There are two ways to think about the political and policy implications of Hillary Clinton’s deciding to say what she did, during this strange limbo period when she is clearly preparing to run for president but has more to lose than gain by officially saying so.
• One approach would be to think that we’re primarily witnessing a media event—journalists doing what journalists do. . . in fairness, anyone who reads the whole transcript will find that the tabloid version of her comments—weakling Obama lost Syria!—is cushioned in qualifiers and complexities. If this is the way the Clinton camp feels about our presentation of the interview, they are perfectly well versed in all the the formal and informal ways of getting that message across. . .
• The other approach is to think that Hillary Clinton, as experienced a figure as we now have on the national scene, knew exactly what she was saying, and conveyed to an interviewer as experienced as Goldberg exactly the impression she intended to—including letting the impression sink in through several days' worth of op-ed and talk-show news cycles before beginning to offset it with an "out of context" claim. That impression is a faux-respectful but pointed dismissal of Obama's achievements and underlying thought-patterns. . .
If the former interpretation is right, Clinton is rustier at dealing with the press than we assumed. Rustier in taking care with what she says, rustier in taking several days before countering a (presumably) undesired interpretation.
I hope she's just rusty. Because if she intended this, my heart sinks.
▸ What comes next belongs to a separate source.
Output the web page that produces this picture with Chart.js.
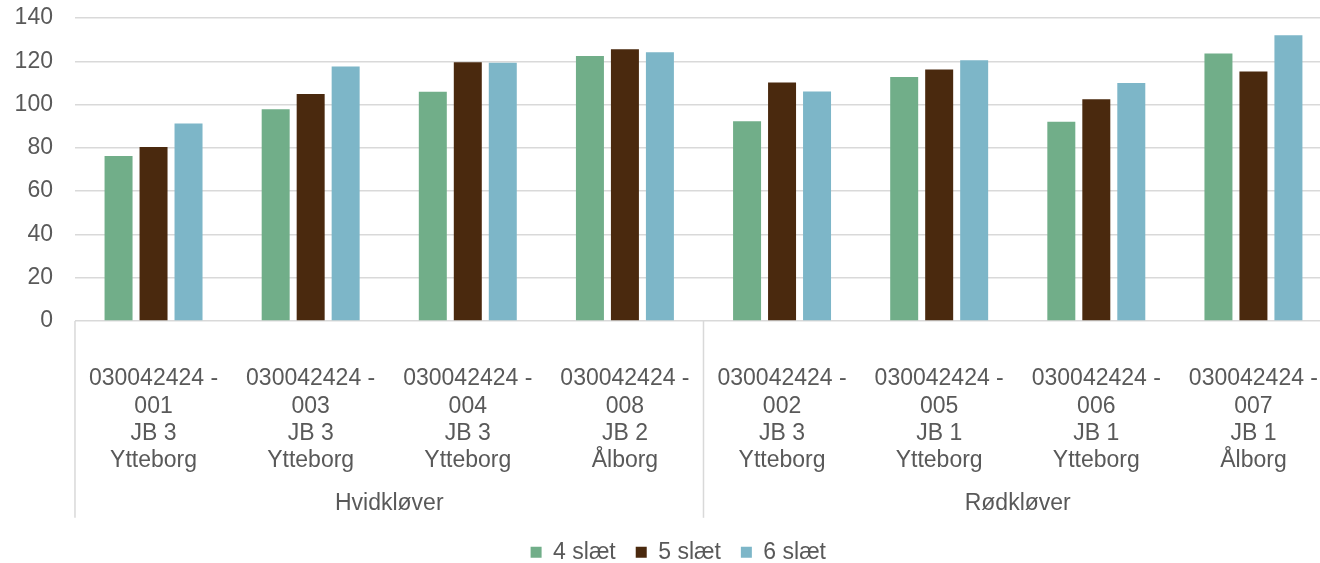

It sinks for her, that she thought this would make her sound tough or wise; it sinks for the Democratic Party, that this is the future foreign policy choice it’s getting; and it sinks for the country, if this is the way we’re going to be talked to about our options in dealings with the world.

. . . She appears to disdain the president for exactly the kind of slogan—"don't do stupid shit"—that her husband would have been proud of for its apparent simplicity but potential breadth and depth. (Remember "It's the economy, stupid"?) Meanwhile she offers her own radically simplified view of the Middle East—Netanyahu right, others wrong—that is at odds with what she did in the State Department and what she would likely have to do in the White House. David Brooks was heartened by this possible preview of a Hillary Clinton administration's policy. I agree with Kevin Drum and John Cassidy, who were not. . . .But really, go read the interview. Either way, the presumptive nominee has, under Jeffrey Goldberg's questioning, shown us something significant.